I think you realize that your week is going to be bad when on Sunday you spend more time with a server than you do with your son.
Sunday morning, at approximately 9:30 am, my phone started beeping away. Well more technically “boinging” away. It was our monitoring servers triggering an alert to report that one of our test web servers was unreachable. I check the state of the server, and I cannot reach it… chaos… I wait a few minutes to see if it might be a network issue…. No luck… Time to head into the office.
When I get into the office, I find the server room is roasting, sitting probably at 100 at least. Apparently the building shut off the A/C units on weekends, and our A/C unit in the server room was struggling away to try its best. I glance to the rack, and see the offending server blinking away, so I swap the screen to that server in the KVM, and nothing… screen doesn’t come up… not a good start.
Hitting reset on the server, the screen comes back to life, my hopes are high, maybe a virtual memory issue with a run-away process that stopped the box responding. 30 seconds later, my hopes were dashed with the error message:
1 Logical Drive: Found 1 Logical Drive: Handled by BIOS 1 Logical Drive: Error
Uh oh. It prompts me to go into the RAID card manager, so, under the hint of the computer I head in there. It reports that both drives in the RAID 1 configuration are offline, that is a bad thing. If one drive goes offline, you can continue working, and replace the one dead drive, with both offline it usually mean something serious has happened. In this case, it was something serious. I attempted to force one drive online to see if I can get anything up and running. Fortunately we had a full backup run on the Saturday before.
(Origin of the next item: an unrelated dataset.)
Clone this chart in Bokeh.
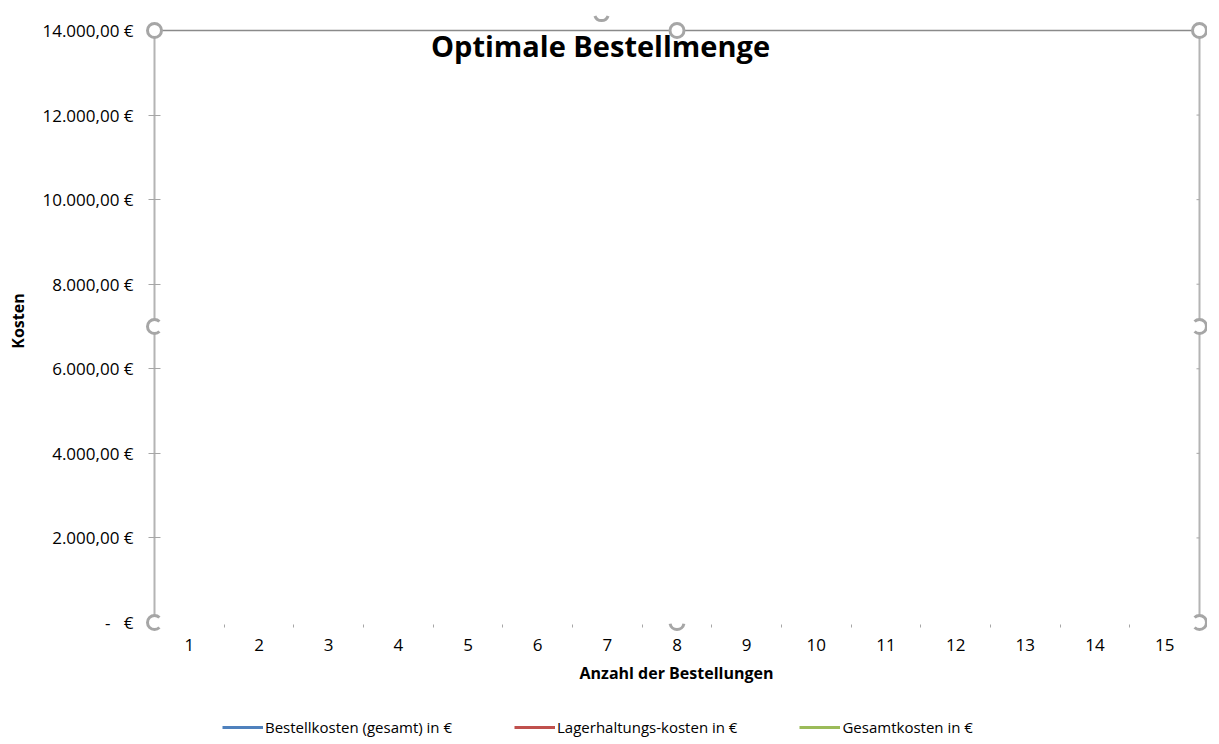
import math
from bokeh.plotting import figure
from bokeh.layouts import column
from bokeh.models import (Range1d, FixedTicker, Legend, LegendItem, Label, ColumnDataSource)
from bokeh.embed import file_html
from bokeh.resources import INLINE

# ---------------- data (the source chart holds no values yet) ----------------
anzahl = list(range(1, 16))                 # Anzahl der Bestellungen
bestellkosten = []                          # Bestellkosten (gesamt) in €
lagerhaltungskosten = []                    # Lagerhaltungs-kosten in €
gesamtkosten = []                           # Gesamtkosten in €
series_names = ["Bestellkosten (gesamt) in €", "Lagerhaltungs-kosten in €", "Gesamtkosten in €"]
y_ticks = [0, 2000, 4000, 6000, 8000, 10000, 12000, 14000]
y_tick_labels = ["-\u00a0\u00a0\u00a0€", "2.000,00 €", "4.000,00 €", "6.000,00 €",
                 "8.000,00 €", "10.000,00 €", "12.000,00 €", "14.000,00 €"]
chart_title = "Optimale Bestellmenge"
x_title = "Anzahl der Bestellungen"
y_title = "Kosten"

# ---------------- style ----------------
series_colors = ["#4F81BD", "#C0504D", "#9BBB59"]
FONT = "Open Sans"
TEXT = "#000000"
GRAY = "#a6a6a6"

AREA_W, AREA_H = 1045, 592          # plot area between the axes (px)
PAD_L, PAD_R, PAD_T, PAD_B = 9, 8, 21, 10   # room for the selection handles
BORDER_L, BORDER_T, BORDER_B = 145, 9, 75
FIG_W = BORDER_L + AREA_W + PAD_L + PAD_R
LEGEND_H = 30

x_lo, x_hi = anzahl[0] - 0.5, anzahl[-1] + 0.5
y_lo, y_hi = y_ticks[0], y_ticks[-1]
ux = (x_hi - x_lo) / AREA_W
uy = (y_hi - y_lo) / AREA_H
x_mid, y_mid = (x_lo + x_hi) / 2, (y_lo + y_hi) / 2

p = figure(frame_width=AREA_W + PAD_L + PAD_R, frame_height=AREA_H + PAD_T + PAD_B,
           x_range=Range1d(x_lo - PAD_L * ux, x_hi + PAD_R * ux),
           y_range=Range1d(y_lo - PAD_B * uy, y_hi + PAD_T * uy),
           min_border_left=BORDER_L, min_border_right=0,
           min_border_top=BORDER_T, min_border_bottom=BORDER_B,
           output_backend="svg", toolbar_location=None, tools="")
p.outline_line_color = None
p.background_fill_color = "white"
p.border_fill_color = "white"
p.xgrid.grid_line_color = None
p.ygrid.grid_line_color = None

# ---------------- series (empty) ----------------
series = [bestellkosten, lagerhaltungskosten, gesamtkosten]
for ys, col in zip(series, series_colors):
    src = ColumnDataSource(dict(x=anzahl[:len(ys)], y=ys))
    p.line("x", "y", source=src, line_color=col, line_width=3)

# ---------------- plot-area border ----------------
p.segment(x0=[x_lo, x_hi], y0=[y_lo, y_lo], x1=[x_lo, x_hi], y1=[y_hi, y_hi],
          line_color="#b4b4b4", line_width=2)
p.segment(x0=[x_lo], y0=[y_hi], x1=[x_hi], y1=[y_hi], line_color="#8a8a8a", line_width=1.5)
# tick marks of the right-hand axis line (pointing inwards)
inner = y_ticks[1:-1]
p.segment(x0=[x_hi - 3 * ux] * len(inner), y0=inner, x1=[x_hi] * len(inner), y1=inner,
          line_color=GRAY, line_width=1)

# ---------------- title ----------------
p.add_layout(Label(x=x_lo + 446 * ux, y=y_hi - 15 * uy, text=chart_title,
                   text_align="center", text_baseline="alphabetic",
                   text_font=FONT, text_font_size="29px", text_font_style="bold",
                   text_color=TEXT))

# ---------------- selection handles ----------------
hx = [x_lo, x_mid, x_hi, x_lo, x_hi, x_lo, x_mid, x_hi, x_lo + 447 * ux]
hy = [y_hi, y_hi, y_hi, y_mid, y_mid, y_lo, y_lo, y_lo, y_hi + 17 * uy]
h_start = [0, 0, 0, 45, 225, 45, 190, 225, 200]
h_end = [360, 360, 360, 315, 135, 315, 350, 135, 340]
hsrc = ColumnDataSource(dict(x=hx, y=hy,
                             s=[math.radians(a) for a in h_start],
                             e=[math.radians(a) for a in h_end]))
p.scatter("x", "y", source=hsrc, size=14, fill_color="white", line_color=None, level="overlay")
p.arc("x", "y", source=hsrc, radius=7, radius_units="screen", start_angle="s", end_angle="e",
      direction="anticlock", line_color=GRAY, line_width=3, level="overlay")

# ---------------- y axis (left) ----------------
yax = p.yaxis[0]
yax.ticker = FixedTicker(ticks=y_ticks)
yax.major_label_overrides = dict(zip(y_ticks, y_tick_labels))
yax.axis_line_color = None
yax.major_tick_line_color = GRAY
yax.major_tick_in = 15
yax.major_tick_out = -3
yax.minor_tick_line_color = None
yax.major_label_standoff = 12
yax.major_label_text_font = FONT
yax.major_label_text_font_size = "17px"
yax.major_label_text_color = TEXT
yax.axis_label = y_title
yax.axis_label_text_font = FONT
yax.axis_label_text_font_size = "16px"
yax.axis_label_text_font_style = "bold"
yax.axis_label_text_color = TEXT
yax.axis_label_standoff = 10

# ---------------- x axis ----------------
xax = p.xaxis[0]
xax.ticker = FixedTicker(ticks=anzahl, minor_ticks=[a + 0.5 for a in anzahl[:-1]])
xax.axis_line_color = None
xax.major_tick_line_color = None
xax.major_tick_in = 0
xax.major_tick_out = 0
xax.minor_tick_line_color = GRAY
xax.minor_tick_in = 8
xax.minor_tick_out = -5
xax.major_label_standoff = 6
xax.major_label_text_font = FONT
xax.major_label_text_font_size = "17px"
xax.major_label_text_color = TEXT
xax.axis_label = x_title
xax.axis_label_text_font = FONT
xax.axis_label_text_font_size = "16px"
xax.axis_label_text_font_style = "bold"
xax.axis_label_text_color = TEXT
xax.axis_label_standoff = 8

# ---------------- legend strip (own small figure below the chart) ----------------
lg = figure(frame_width=FIG_W, frame_height=LEGEND_H, x_range=Range1d(0, 1), y_range=Range1d(0, 1),
            min_border=0, x_axis_type=None, y_axis_type=None,
            output_backend="svg", toolbar_location=None, tools="")
lg.outline_line_color = None
lg.xgrid.grid_line_color = None
lg.ygrid.grid_line_color = None
items = []
for col, name in zip(series_colors, series_names):
    # swatch-only renderer: a single NaN point so the legend can draw its line sample
    src = ColumnDataSource(dict(x=[math.nan], y=[math.nan]))
    r = lg.line("x", "y", source=src, line_color=col, line_width=3)
    items.append(LegendItem(label=name, renderers=[r]))
legend = Legend(items=items, orientation="horizontal", location=(222, 0),
                padding=0, margin=0, spacing=62,
                glyph_width=41, glyph_height=20, label_standoff=2, label_height=20,
                label_text_font=FONT, label_text_font_size="15px", label_text_color=TEXT,
                border_line_color=None, background_fill_alpha=0)
lg.add_layout(legend)

layout = column(p, lg, spacing=0)
open("out.html", "w").write(file_html(layout, INLINE))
Crossing my fingers, I let the box reboot. And hope… and hope… and grin as I see the classic “Starting Windows…” screen… then the windows login box… and all is happy again. That was after 4 hours of fighting with the drives so my hopes are half-hearted in a way. It’s up, it’s running, it seems stable… I head home…
Well I did say it was a bad weekend if I spent more time with a server than my son, you can probably guess what is about to happen. About an hour after I got home, boing boing boing.. my phone starts again… crap.
Back into the office, dead again, this time no chance of recovery so I look at the possibility of replacing the servers drives. Pulling them out, I feel my heart sink when I see they’re two IBM Ultra160 SCSI drives. This is quite bad. I’ve not seen an Ultra160 drive advertised anywhere for a long while. I even called the local Fry’s stories to find out if they had any (Fry’s has everything), but no such luck.
The fun continues when I’m asked to sort them out a temporary solution until we can replace the server… Looking at the pile of desktops on the floor, I grab what was the desktop of a graphics specialist in the company, and run home with it after spending another 45 minutes in the office. With my Windows 2000 Advanced Server CD in hand, I start a long night.
By about midday today I finally had the server up and running, with all the services re-installed. Or at least all the services I knew of. With the development department not being entirely clear on what they have and don’t have on their servers, it makes my life a little more difficult.
At 3:00pm today, I turned the server over to the developement manager and let him know all is working… here is my fingers being crossed in a hope that they can survive on that for a few days.
In the meantime, I’m in a frantic hunt for a new server. I’ve been told we’re probably going to keep going with Dell servers, which means if they want to replace this for a resonible price, and still get an okay box, they’re looking at a rough price of $1600… we shall see how that goes through the finance department.